> [Aim]: In the lines below, output everything from the first line through the line containing "const xPad = (xHi" exactly as it is. Pictures are not part of the output.

·····

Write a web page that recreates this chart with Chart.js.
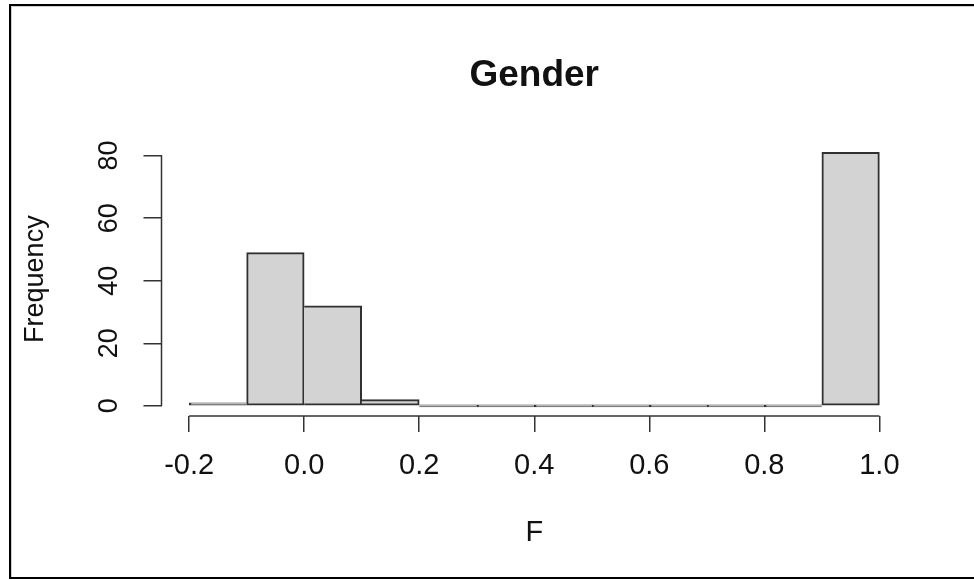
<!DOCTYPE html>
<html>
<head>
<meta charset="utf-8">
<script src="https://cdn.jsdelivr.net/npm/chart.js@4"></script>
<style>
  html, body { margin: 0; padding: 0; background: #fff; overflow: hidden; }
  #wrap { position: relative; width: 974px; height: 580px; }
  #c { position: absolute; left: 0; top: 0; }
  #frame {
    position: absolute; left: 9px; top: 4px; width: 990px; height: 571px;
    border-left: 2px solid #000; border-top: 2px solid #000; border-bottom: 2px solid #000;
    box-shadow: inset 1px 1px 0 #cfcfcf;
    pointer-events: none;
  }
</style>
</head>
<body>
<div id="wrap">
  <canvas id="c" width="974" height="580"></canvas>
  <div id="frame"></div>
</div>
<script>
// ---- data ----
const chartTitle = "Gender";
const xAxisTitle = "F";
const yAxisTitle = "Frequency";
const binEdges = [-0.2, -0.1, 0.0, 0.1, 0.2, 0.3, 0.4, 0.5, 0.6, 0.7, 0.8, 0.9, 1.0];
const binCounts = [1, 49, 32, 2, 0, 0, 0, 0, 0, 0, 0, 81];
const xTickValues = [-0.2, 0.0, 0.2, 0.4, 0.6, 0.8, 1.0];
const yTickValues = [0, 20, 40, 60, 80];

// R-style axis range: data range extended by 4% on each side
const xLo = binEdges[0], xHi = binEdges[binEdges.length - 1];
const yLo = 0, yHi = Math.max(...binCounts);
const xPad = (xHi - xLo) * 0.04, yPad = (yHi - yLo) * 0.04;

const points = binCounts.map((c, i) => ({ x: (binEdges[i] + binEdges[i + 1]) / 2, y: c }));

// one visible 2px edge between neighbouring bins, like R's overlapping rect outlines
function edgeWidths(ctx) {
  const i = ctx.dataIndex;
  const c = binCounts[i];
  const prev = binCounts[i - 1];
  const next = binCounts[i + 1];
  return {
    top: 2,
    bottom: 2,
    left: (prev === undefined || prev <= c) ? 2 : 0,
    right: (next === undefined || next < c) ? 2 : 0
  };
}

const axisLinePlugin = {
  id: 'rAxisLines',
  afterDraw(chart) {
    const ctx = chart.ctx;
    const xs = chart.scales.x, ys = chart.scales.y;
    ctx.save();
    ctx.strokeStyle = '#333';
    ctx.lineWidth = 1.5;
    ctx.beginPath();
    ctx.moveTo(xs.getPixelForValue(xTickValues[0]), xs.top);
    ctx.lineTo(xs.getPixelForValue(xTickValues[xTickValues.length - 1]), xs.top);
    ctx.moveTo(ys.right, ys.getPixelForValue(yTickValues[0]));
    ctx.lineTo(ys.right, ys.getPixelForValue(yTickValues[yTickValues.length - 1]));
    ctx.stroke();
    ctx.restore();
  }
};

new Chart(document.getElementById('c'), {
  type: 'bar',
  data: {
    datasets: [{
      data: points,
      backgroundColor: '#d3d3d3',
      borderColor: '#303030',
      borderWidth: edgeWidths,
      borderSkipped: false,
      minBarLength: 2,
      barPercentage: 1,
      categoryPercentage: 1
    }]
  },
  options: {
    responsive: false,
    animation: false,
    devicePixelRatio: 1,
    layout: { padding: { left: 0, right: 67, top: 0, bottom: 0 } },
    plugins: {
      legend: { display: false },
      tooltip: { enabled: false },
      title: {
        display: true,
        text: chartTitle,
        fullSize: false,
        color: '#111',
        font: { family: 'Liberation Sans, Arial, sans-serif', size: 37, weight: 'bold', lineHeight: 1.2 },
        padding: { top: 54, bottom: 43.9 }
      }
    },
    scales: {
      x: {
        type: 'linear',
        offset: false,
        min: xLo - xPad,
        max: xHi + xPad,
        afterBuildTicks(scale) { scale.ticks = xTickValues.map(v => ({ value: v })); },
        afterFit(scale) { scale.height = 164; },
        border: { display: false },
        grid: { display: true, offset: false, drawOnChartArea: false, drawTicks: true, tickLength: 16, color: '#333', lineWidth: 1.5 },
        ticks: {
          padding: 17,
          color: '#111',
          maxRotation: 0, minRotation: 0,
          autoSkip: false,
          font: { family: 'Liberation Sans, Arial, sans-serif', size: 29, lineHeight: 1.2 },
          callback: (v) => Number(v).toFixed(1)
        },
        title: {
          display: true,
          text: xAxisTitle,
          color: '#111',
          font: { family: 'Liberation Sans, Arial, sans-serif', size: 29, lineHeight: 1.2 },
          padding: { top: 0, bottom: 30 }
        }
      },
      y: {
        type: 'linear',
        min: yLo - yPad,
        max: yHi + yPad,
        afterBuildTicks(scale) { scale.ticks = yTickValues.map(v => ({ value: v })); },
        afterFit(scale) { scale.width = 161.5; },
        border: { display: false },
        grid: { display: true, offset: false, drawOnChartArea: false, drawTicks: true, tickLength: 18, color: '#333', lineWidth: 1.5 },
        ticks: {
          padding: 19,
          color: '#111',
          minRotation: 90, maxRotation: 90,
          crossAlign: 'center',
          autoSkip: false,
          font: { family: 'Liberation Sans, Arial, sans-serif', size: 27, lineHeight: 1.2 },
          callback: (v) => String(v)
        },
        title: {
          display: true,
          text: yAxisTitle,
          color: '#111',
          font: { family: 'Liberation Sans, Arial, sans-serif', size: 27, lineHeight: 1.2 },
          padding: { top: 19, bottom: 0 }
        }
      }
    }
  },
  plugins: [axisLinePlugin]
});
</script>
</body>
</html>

·····

> [Solution for this exercise]:
Write a web page that recreates this chart with Chart.js.
<!DOCTYPE html>
<html>
<head>
<meta charset="utf-8">
<script src="https://cdn.jsdelivr.net/npm/chart.js@4"></script>
<style>
  html, body { margin: 0; padding: 0; background: #fff; overflow: hidden; }
  #wrap { position: relative; width: 974px; height: 580px; }
  #c { position: absolute; left: 0; top: 0; }
  #frame {
    position: absolute; left: 9px; top: 4px; width: 990px; height: 571px;
    border-left: 2px solid #000; border-top: 2px solid #000; border-bottom: 2px solid #000;
    box-shadow: inset 1px 1px 0 #cfcfcf;
    pointer-events: none;
  }
</style>
</head>
<body>
<div id="wrap">
  <canvas id="c" width="974" height="580"></canvas>
  <div id="frame"></div>
</div>
<script>
// ---- data ----
const chartTitle = "Gender";
const xAxisTitle = "F";
const yAxisTitle = "Frequency";
const binEdges = [-0.2, -0.1, 0.0, 0.1, 0.2, 0.3, 0.4, 0.5, 0.6, 0.7, 0.8, 0.9, 1.0];
const binCounts = [1, 49, 32, 2, 0, 0, 0, 0, 0, 0, 0, 81];
const xTickValues = [-0.2, 0.0, 0.2, 0.4, 0.6, 0.8, 1.0];
const yTickValues = [0, 20, 40, 60, 80];

// R-style axis range: data range extended by 4% on each side
const xLo = binEdges[0], xHi = binEdges[binEdges.length - 1];
const yLo = 0, yHi = Math.max(...binCounts);
const xPad = (xHi - xLo) * 0.04, yPad = (yHi - yLo) * 0.04;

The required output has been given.